Critics warn that “physics-informed AI” may be overselling the relationship between model and reality. The phrase suggests a deep, principled respect for the cosmos, when it might just mean the AI occasionally glances at a textbook between gradient descent steps.
“This is what always happens,” said a jaded academic in computational electromagnetics. “We spend decades deriving precise equations. Then a startup waves a neural net at it and says, ‘We taught it vibes plus partial derivatives. That’s basically the same thing.’”
Yet in the current climate, a $60M Series A is less a validation of the science than a referendum on attention spans. Physics is hard; pitch decks are short. Seligman Ventures gets an exposure to the AI-and-chips narrative; Cognichip gets runway; and Intel gets to tell Wall Street it is aggressively partnering with the future instead of being slowly eaten by it.

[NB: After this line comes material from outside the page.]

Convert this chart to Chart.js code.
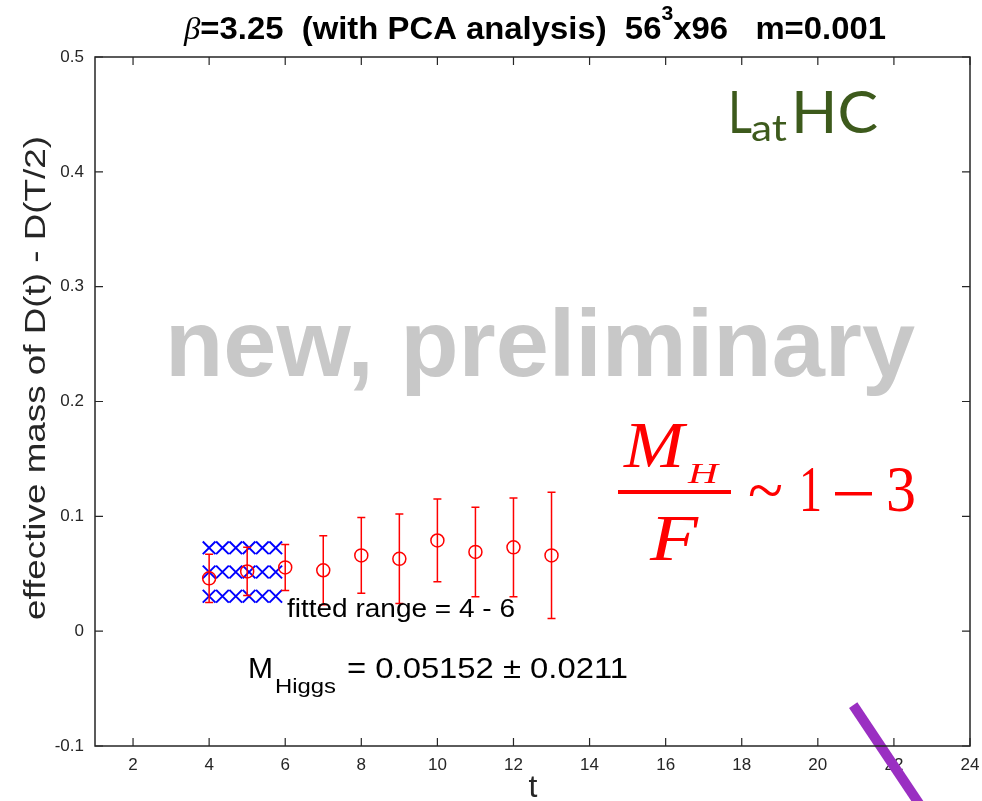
<!DOCTYPE html>
<html>
<head>
<meta charset="utf-8">
<title>effective mass</title>
<script src="https://cdn.jsdelivr.net/npm/chart.js@4.4.1/dist/chart.umd.min.js"></script>
<style>
  html, body { margin: 0; padding: 0; background: #fff; }
  canvas { display: block; }
</style>
</head>
<body>
<canvas id="myChart" width="982" height="801"></canvas>
<script>
// data
const tValues = [4, 5, 6, 7, 8, 9, 10, 11, 12, 13];
const massValues = [0.046, 0.052, 0.0555, 0.053, 0.066, 0.063, 0.079, 0.069, 0.073, 0.066];
const massErrors = [0.021, 0.021, 0.020, 0.030, 0.033, 0.039, 0.036, 0.039, 0.043, 0.055];

// fit band (crosses): t positions and the three levels (upper, central, lower)
const fitT = [4, 4.35, 4.7, 5.05, 5.4, 5.75];
const fitLevels = [0.0726, 0.05152, 0.0304];

// the purple stroke in the lower right corner
const strokeT = [20.93, 22.95];
const strokeY = [-0.0644, -0.1645];

const xTicks = [2, 4, 6, 8, 10, 12, 14, 16, 18, 20, 22, 24];
const yTicks = [-0.1, 0, 0.1, 0.2, 0.3, 0.4, 0.5];
const yTickLabels = ['-0.1', '0', '0.1', '0.2', '0.3', '0.4', '0.5'];

const axisColor = '#262626';
const sans = '"Liberation Sans", Arial, sans-serif';
const serif = '"Liberation Serif", "Times New Roman", serif';

// draw text squeezed/stretched to a given width
function fitText(ctx, text, x, y, w) {
  const m = ctx.measureText(text).width;
  ctx.save();
  ctx.translate(x, y);
  ctx.scale(w / m, 1);
  ctx.fillText(text, 0, 0);
  ctx.restore();
}

// MATLAB-like box with inward ticks
const boxPlugin = {
  id: 'box',
  afterDraw(chart) {
    const { ctx, chartArea: a, scales } = chart;
    ctx.save();
    ctx.strokeStyle = axisColor;
    ctx.lineWidth = 1.5;
    ctx.strokeRect(a.left, a.top, a.right - a.left, a.bottom - a.top);
    ctx.lineWidth = 1.2;
    ctx.beginPath();
    xTicks.forEach(v => {
      const px = scales.x.getPixelForValue(v);
      ctx.moveTo(px, a.bottom); ctx.lineTo(px, a.bottom - 8);
      ctx.moveTo(px, a.top); ctx.lineTo(px, a.top + 8);
    });
    yTicks.forEach(v => {
      const py = scales.y.getPixelForValue(v);
      ctx.moveTo(a.left, py); ctx.lineTo(a.left + 8, py);
      ctx.moveTo(a.right, py); ctx.lineTo(a.right - 8, py);
    });
    ctx.stroke();
    ctx.restore();
  }
};

// vertical error bars for the red points (dataset 0)
const errorBarPlugin = {
  id: 'errorBars',
  beforeDatasetDraw(chart, args) {
    if (args.index !== 0) return;
    const { ctx, scales } = chart;
    ctx.save();
    ctx.strokeStyle = '#ff0000';
    ctx.lineWidth = 1.5;
    ctx.beginPath();
    tValues.forEach((t, i) => {
      const px = scales.x.getPixelForValue(t);
      const top = scales.y.getPixelForValue(massValues[i] + massErrors[i]);
      const bot = scales.y.getPixelForValue(massValues[i] - massErrors[i]);
      ctx.moveTo(px, top); ctx.lineTo(px, bot);
      ctx.moveTo(px - 4, top); ctx.lineTo(px + 4, top);
      ctx.moveTo(px - 4, bot); ctx.lineTo(px + 4, bot);
    });
    ctx.stroke();
    ctx.restore();
  }
};

const textPlugin = {
  id: 'texts',
  beforeDatasetsDraw(chart) {
    const ctx = chart.ctx;
    ctx.save();
    ctx.fillStyle = '#c8c8c8';
    ctx.font = 'bold 95px ' + sans;
    ctx.textBaseline = 'alphabetic';
    ctx.textAlign = 'left';
    fitText(ctx, 'new, preliminary', 165, 376, 750);
    ctx.restore();
  },
  afterDraw(chart) {
    const ctx = chart.ctx;
    ctx.save();
    ctx.textAlign = 'left';
    ctx.textBaseline = 'alphabetic';

    // title
    const parts = [
      { t: '\u03B2', f: 'italic 31px ' + serif, dy: 0 },
      { t: '=3.25  (with PCA analysis)  56', f: 'bold 31px ' + sans, dy: 0 },
      { t: '3', f: 'bold 20px ' + sans, dy: -19 },
      { t: 'x96   m=0.001', f: 'bold 31px ' + sans, dy: 0 }
    ];
    let total = 0;
    parts.forEach(p => { ctx.font = p.f; p.w = ctx.measureText(p.t).width; total += p.w; });
    const sx = (886 - 184) / total;
    ctx.fillStyle = '#000';
    ctx.save();
    ctx.translate(184, 39);
    ctx.scale(sx, 1);
    let cx = 0;
    parts.forEach(p => { ctx.font = p.f; ctx.fillText(p.t, cx, p.dy); cx += p.w; });
    ctx.restore();

    // axis titles
    ctx.fillStyle = '#262626';
    ctx.font = '29px ' + sans;
    ctx.save();
    ctx.translate(45, 378);
    ctx.rotate(-Math.PI / 2);
    ctx.textAlign = 'center';
    const yl = 'effective mass of D(t) - D(T/2)';
    const ym = ctx.measureText(yl).width;
    ctx.scale(484 / ym, 1);
    ctx.fillText(yl, 0, 0);
    ctx.restore();

    ctx.font = '32px ' + sans;
    ctx.textAlign = 'center';
    ctx.fillText('t', 533, 797);
    ctx.textAlign = 'left';

    // LatHC logo
    ctx.fillStyle = '#3d5a1c';
    ctx.font = '58px Lato, "Open Sans", sans-serif';
    fitText(ctx, 'L', 728, 133, 24);
    ctx.font = '36px Lato, "Open Sans", sans-serif';
    fitText(ctx, 'at', 751, 141, 36);
    ctx.font = '58px Lato, "Open Sans", sans-serif';
    fitText(ctx, 'HC', 791, 133, 87);

    // M_H / F ~ 1-3
    ctx.fillStyle = '#ff0000';
    ctx.font = 'italic 66px ' + serif;
    fitText(ctx, 'M', 624, 467, 60);
    ctx.font = 'italic 30px ' + serif;
    fitText(ctx, 'H', 688, 483, 30);
    ctx.fillRect(618, 490, 113, 4);
    ctx.font = 'italic 66px ' + serif;
    fitText(ctx, 'F', 650, 560, 48);
    ctx.font = '66px ' + serif;
    fitText(ctx, '~', 748, 512, 35);
    fitText(ctx, '1', 799, 511, 23);
    ctx.fillRect(835, 492, 37, 3.5);
    fitText(ctx, '3', 886, 511, 30);

    // fit annotations
    ctx.fillStyle = '#000';
    ctx.font = '25px ' + sans;
    fitText(ctx, 'fitted range = 4 - 6', 287, 617, 228);
    ctx.font = '29px ' + sans;
    fitText(ctx, 'M', 248, 678, 25);
    ctx.font = '20px ' + sans;
    fitText(ctx, 'Higgs', 275, 693, 61);
    ctx.font = '29px ' + sans;
    fitText(ctx, '= 0.05152 \u00B1 0.0211', 347, 678, 281);

    ctx.restore();
  }
};

const ctx = document.getElementById('myChart').getContext('2d');

const fitColor = '#0000ff';
const fitDatasets = fitLevels.map(level => ({
  data: fitT.map(t => ({ x: t, y: level })),
  showLine: false,
  pointStyle: 'crossRot',
  pointRadius: 9,
  pointBorderWidth: 2,
  borderColor: fitColor,
  backgroundColor: fitColor
}));

const myChart = new Chart(ctx, {
  type: 'scatter',
  data: {
    datasets: [
      {
        data: tValues.map((t, i) => ({ x: t, y: massValues[i] })),
        showLine: false,
        pointStyle: 'circle',
        pointRadius: 6.5,
        pointBorderWidth: 1.5,
        borderColor: '#ff0000',
        backgroundColor: 'rgba(0,0,0,0)'
      },
      ...fitDatasets,
      {
        data: strokeT.map((t, i) => ({ x: t, y: strokeY[i] })),
        showLine: true,
        borderColor: '#9a2fc2',
        borderWidth: 10,
        borderCapStyle: 'butt',
        pointRadius: 0,
        clip: false
      }
    ]
  },
  plugins: [textPlugin, errorBarPlugin, boxPlugin],
  options: {
    responsive: false,
    animation: false,
    devicePixelRatio: 1,
    layout: { padding: { top: 57, right: 12, left: 0, bottom: 0 } },
    plugins: {
      legend: { display: false },
      title: { display: false },
      tooltip: { enabled: false }
    },
    scales: {
      x: {
        type: 'linear',
        min: 1,
        max: 24,
        grid: { display: false, drawTicks: false },
        border: { display: false },
        afterBuildTicks: scale => { scale.ticks = xTicks.map(v => ({ value: v })); },
        afterFit: scale => {
          scale.height = 55;
          scale.paddingLeft = 0;
          scale.paddingRight = 0;
        },
        ticks: {
          padding: 9,
          color: axisColor,
          font: { family: sans, size: 17 },
          maxRotation: 0,
          autoSkip: false
        }
      },
      y: {
        type: 'linear',
        min: -0.1,
        max: 0.5,
        grid: { display: false, drawTicks: false },
        border: { display: false },
        afterBuildTicks: scale => { scale.ticks = yTicks.map(v => ({ value: v })); },
        afterFit: scale => {
          scale.width = 95;
          scale.paddingTop = 0;
          scale.paddingBottom = 0;
        },
        ticks: {
          padding: 11,
          color: axisColor,
          font: { family: sans, size: 17 },
          autoSkip: false,
          callback: (value, index) => yTickLabels[index]
        }
      }
    }
  }
});
</script>
</body>
</html>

The actual laws of physics remain stubbornly non-acquihirable.
In a leaked roadmap, Cognichip hints at its next frontier: “foundry-informed AI,” where the model learns directly from the quirks and defects of specific fabs. After that, insiders say, the obvious endgame is “market-informed physics,” in which the universe subtly updates its constants to achieve higher margins.
If that sounds far-fetched, remember: a few years ago, the idea that Intel’s CEO Lip-Bu Tan would sit on the board of a company teaching neural networks to respect Maxwell’s equations would have sounded like science fiction. Now it’s just another Monday press release with a $60 million footnote.
The only remaining question is whether the chips designed by Cognichip will obey the laws of physics more faithfully than the markets obey the laws of arithmetic. If not, there’s always the backup plan: rebrand the whole thing as “metaphysics-informed AI” and raise a Series B.